[Records from a collection]

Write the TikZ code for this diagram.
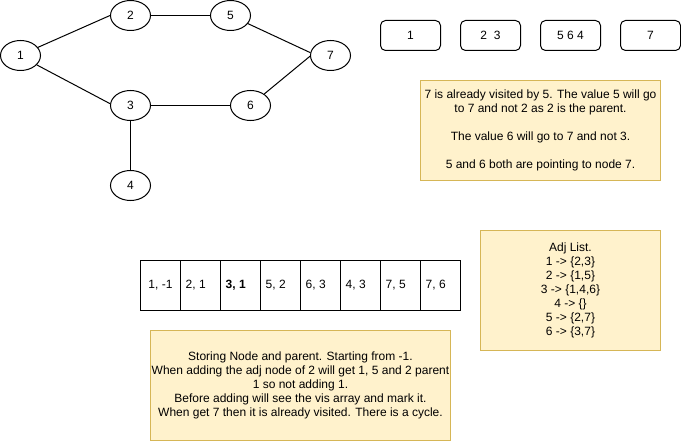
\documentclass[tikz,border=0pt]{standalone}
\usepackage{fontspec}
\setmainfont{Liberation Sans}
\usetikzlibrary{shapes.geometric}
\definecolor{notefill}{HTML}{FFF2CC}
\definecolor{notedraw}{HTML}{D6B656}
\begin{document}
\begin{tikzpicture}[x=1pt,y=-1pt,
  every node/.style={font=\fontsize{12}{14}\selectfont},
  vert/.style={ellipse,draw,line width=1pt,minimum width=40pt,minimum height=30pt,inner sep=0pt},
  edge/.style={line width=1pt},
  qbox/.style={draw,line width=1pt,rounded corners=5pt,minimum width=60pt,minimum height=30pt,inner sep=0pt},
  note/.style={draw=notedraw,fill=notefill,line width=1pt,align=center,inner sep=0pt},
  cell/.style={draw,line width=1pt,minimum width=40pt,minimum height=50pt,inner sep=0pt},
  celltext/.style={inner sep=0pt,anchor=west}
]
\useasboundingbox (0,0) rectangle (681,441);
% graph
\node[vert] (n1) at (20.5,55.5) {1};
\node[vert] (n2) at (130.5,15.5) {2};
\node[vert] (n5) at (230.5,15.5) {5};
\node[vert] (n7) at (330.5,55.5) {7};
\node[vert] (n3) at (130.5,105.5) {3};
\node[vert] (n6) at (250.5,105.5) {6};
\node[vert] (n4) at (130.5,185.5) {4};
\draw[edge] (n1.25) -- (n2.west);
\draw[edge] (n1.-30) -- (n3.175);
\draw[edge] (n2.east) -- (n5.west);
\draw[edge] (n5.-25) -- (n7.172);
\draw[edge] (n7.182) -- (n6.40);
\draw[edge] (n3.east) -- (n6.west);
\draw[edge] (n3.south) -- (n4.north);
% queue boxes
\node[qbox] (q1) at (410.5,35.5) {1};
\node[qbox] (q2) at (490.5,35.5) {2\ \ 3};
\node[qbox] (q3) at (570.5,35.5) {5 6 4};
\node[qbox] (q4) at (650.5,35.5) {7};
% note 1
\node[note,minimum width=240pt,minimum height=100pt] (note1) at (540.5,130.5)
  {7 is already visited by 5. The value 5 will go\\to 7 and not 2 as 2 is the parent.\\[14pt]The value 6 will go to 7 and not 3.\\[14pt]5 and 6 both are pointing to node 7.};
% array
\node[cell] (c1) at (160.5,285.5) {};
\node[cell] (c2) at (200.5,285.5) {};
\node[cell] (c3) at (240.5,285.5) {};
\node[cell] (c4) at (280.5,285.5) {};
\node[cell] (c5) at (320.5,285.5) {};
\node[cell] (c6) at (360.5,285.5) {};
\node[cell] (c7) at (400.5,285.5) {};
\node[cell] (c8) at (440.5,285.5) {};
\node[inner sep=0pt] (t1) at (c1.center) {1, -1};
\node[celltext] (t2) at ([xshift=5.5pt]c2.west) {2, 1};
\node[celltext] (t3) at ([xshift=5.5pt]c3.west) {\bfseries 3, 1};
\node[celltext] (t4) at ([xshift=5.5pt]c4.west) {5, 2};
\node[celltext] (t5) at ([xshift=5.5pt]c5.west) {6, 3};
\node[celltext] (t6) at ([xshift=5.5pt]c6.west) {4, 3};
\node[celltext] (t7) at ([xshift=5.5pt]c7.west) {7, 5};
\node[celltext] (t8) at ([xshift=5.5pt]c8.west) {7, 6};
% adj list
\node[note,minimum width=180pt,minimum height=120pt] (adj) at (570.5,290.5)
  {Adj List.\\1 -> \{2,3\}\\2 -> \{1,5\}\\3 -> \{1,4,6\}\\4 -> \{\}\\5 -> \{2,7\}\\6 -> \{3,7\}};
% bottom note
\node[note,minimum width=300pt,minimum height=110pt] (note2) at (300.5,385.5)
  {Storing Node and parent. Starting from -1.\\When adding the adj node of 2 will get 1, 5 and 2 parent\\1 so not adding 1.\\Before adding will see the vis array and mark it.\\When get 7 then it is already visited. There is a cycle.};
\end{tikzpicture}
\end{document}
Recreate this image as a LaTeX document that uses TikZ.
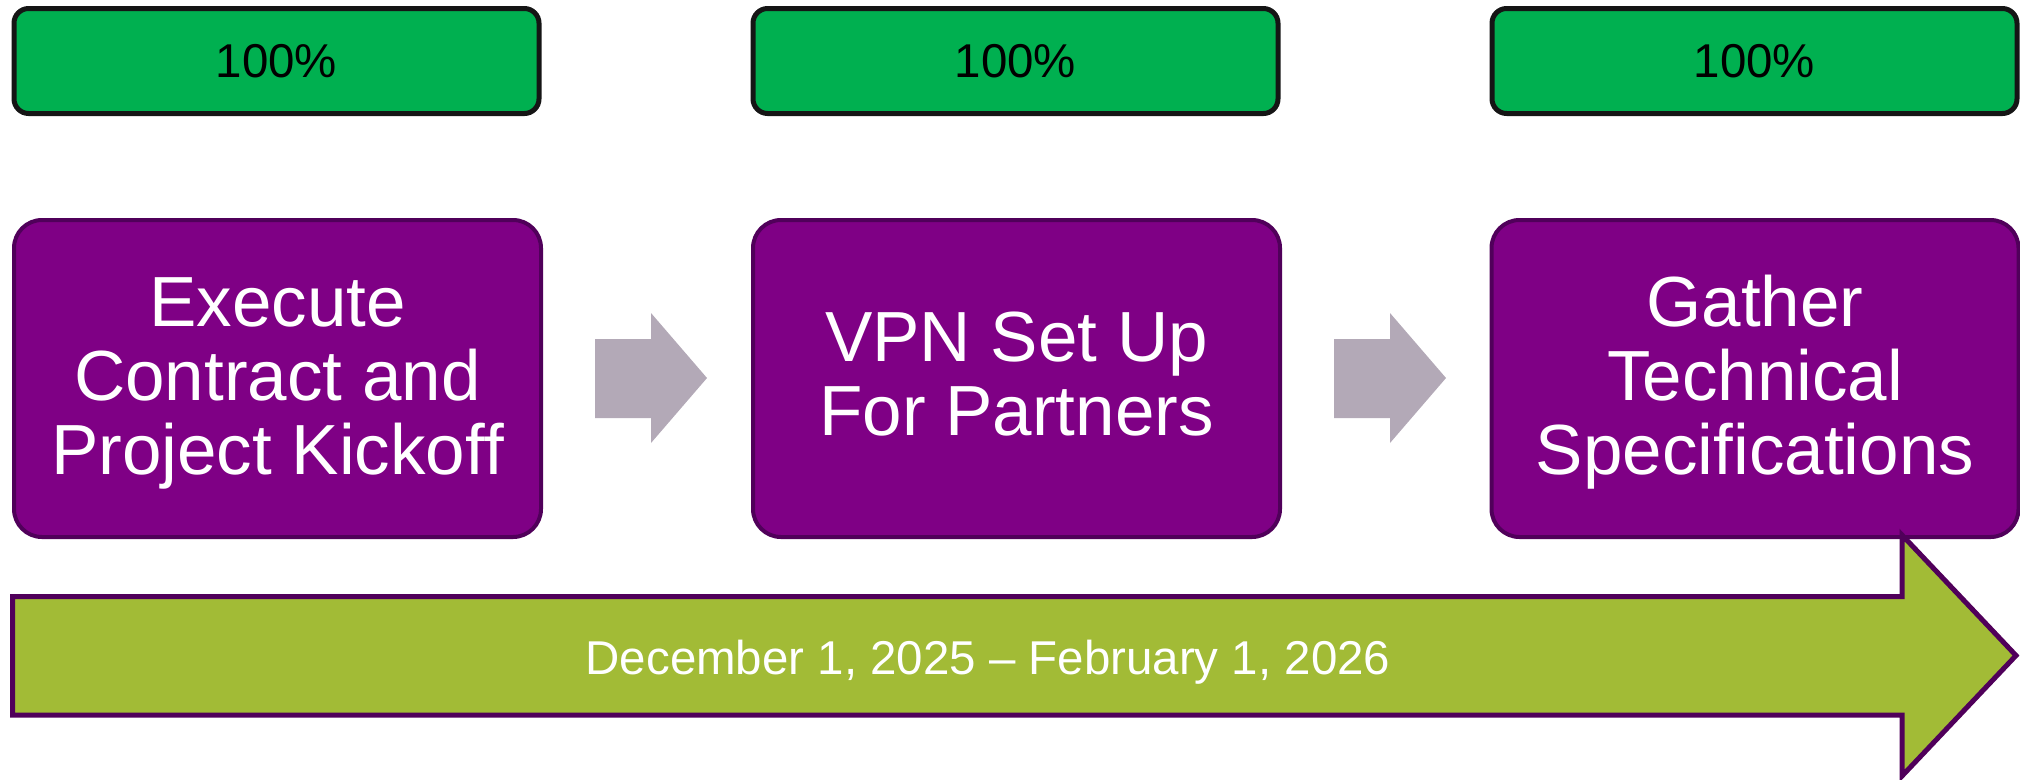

▶ WHAT YOU HAVE TO DO
Locate the word "this" in the entries, and copy every line where it is found.

▶ WRITTEN REPLY
Write the TikZ code for this diagram.
Recreate this image as a LaTeX document that uses TikZ.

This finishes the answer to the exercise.